En parcourant Abidjan, la capitale économique, les signes de la croissance sont visibles et peuvent être mis au crédit de ce président qui se veut «bâtisseur», mais aussi «libéral». Il mise sur le secteur privé, principalement étranger, invité à venir profiter des formidables opportunités d’un pays très jeune, premier producteur au monde de cacao, doté également de ressources pétrolières.
Quatre ans et demi après la fin d’une guerre civile qui avait fait plus de 3 000 morts, le redressement est impressionnant. Mais pour l’instant, il ne profite guère aux plus démunis dans ce pays qui aspire à devenir émergent sous la houlette de cet ancien économiste passé par la Banque régionale d’Afrique de l’Ouest et le FMI.
Toujours des rancoeurs
Bien plus, les rancœurs restent vives en l’absence de réelle réconciliation entre les deux camps qui se sont affrontés pendant cinq mois, entre la fin 2010 et avril 2011. «La crise», comme on l’appelle pudiquement en Côte-d’Ivoire, avait éclaté fin 2010, à l’issue de la précédente élection présidentielle qu’Alassane Ouattara et Laurent Gbagbo, président alors sortant, prétendaient tous les deux avoir remporté.
Gbagbo ayant été finalement arrêté, avec l’aide de la France, et expédié à la Cour pénale internationale (CPI), la voie était libre pour Ouattara, qui s’est immédiatement engagé dans un vaste programme d’infrastructures et d’investissements, aux allures d’un Monopoly grandeur nature.
Pivot de la vie politique
«Il a un carnet d’adresses impressionnant», souligne un bon connaisseur de la politique ivoirienne, en évoquant l’ami de Martin Bouygues et Nicolas Sarkozy. Le premier fut même le témoin du second mariage de Ouattara à Paris, avec Dominique Follorou, une Française depuis longtemps installée en Côte-d’Ivoire, qui avait géré les affaires immobilières de Félix Houphouët-Boigny, le père de l’indépendance, et jouera un rôle clé dans l’ascension politique de son mari.
Ce dernier apparaît sur la scène nationale en 1990, lorsqu’il devient le Premier ministre d’Houphouët-Boigny. Après la mort du «Vieux», Ouattara deviendra vite le pivot autour duquel s’organise la vie politique.
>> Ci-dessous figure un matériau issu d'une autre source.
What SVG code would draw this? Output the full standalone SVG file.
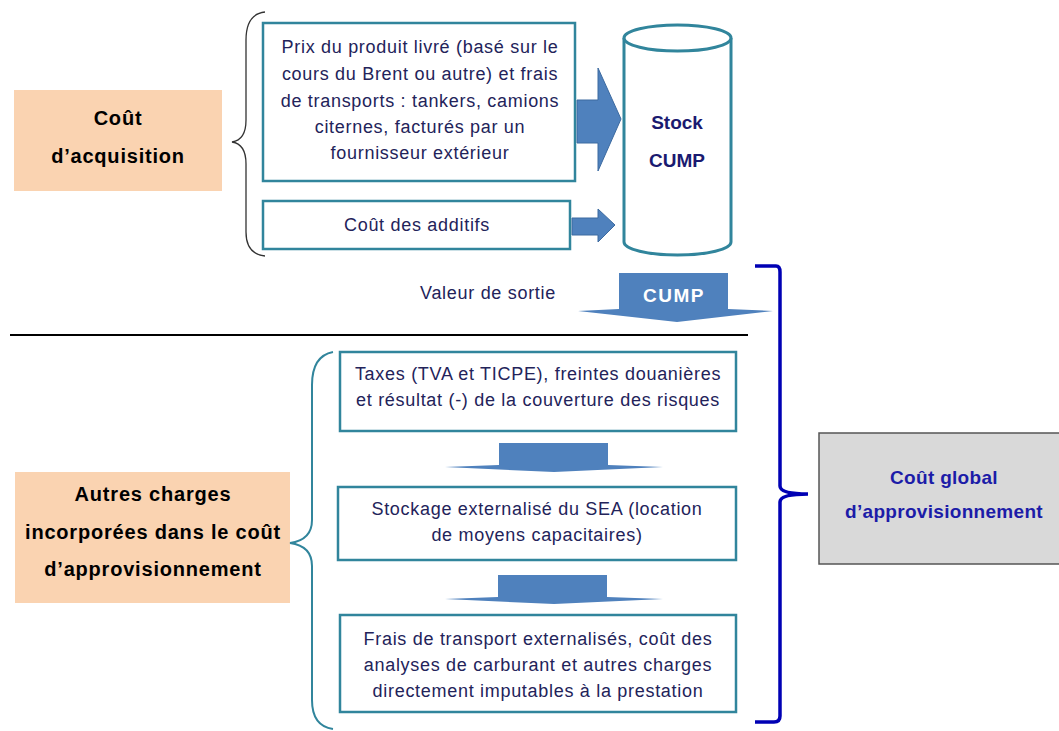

La question autour de sa nationalité d’origine jouera ainsi un rôle central dans la montée des périls, alors qu’il est accusé par certains de ne pas être ivoirien et d’avoir entamé sa carrière internationale en tant que ressortissant de la Haute Volta (l’ancien nom du Burkina Faso). Le soupçon reste vivace encore aujourd’hui, chez tous ceux qui rejettent la proclamation de sa victoire en 2010.
Les «faux» Ivoiriens
Reste qu’à partir de 1995, la Côte-d’Ivoire se retrouve confrontée à une montée inédite de haine à la fois ethnique, régionale et religieuse. Peu à peu, tous les ressortissants du nord du pays, voisin du Burkina Faso, se retrouvent stigmatisés, soupçonnés d’être de «faux» Ivoiriens.
Pendant dix ans, Ouattara sera l’homme à abattre, alternant exil en France et retour parfois périlleux dans son pays. Comme ce 20 septembre 2002, lorsqu’il échappe de peu à la mort en escaladant le mur de l’ambassade d’Allemagne, alors que les miliciens de Gbagbo mettent sa villa à sac.
Le vainqueur des urnes de dimanche a-t-il réellement oublié ces instants terribles ? C’est ce que révélera ce deuxième mandat, placé plus que jamais face au défi d’une réconciliation inachevée.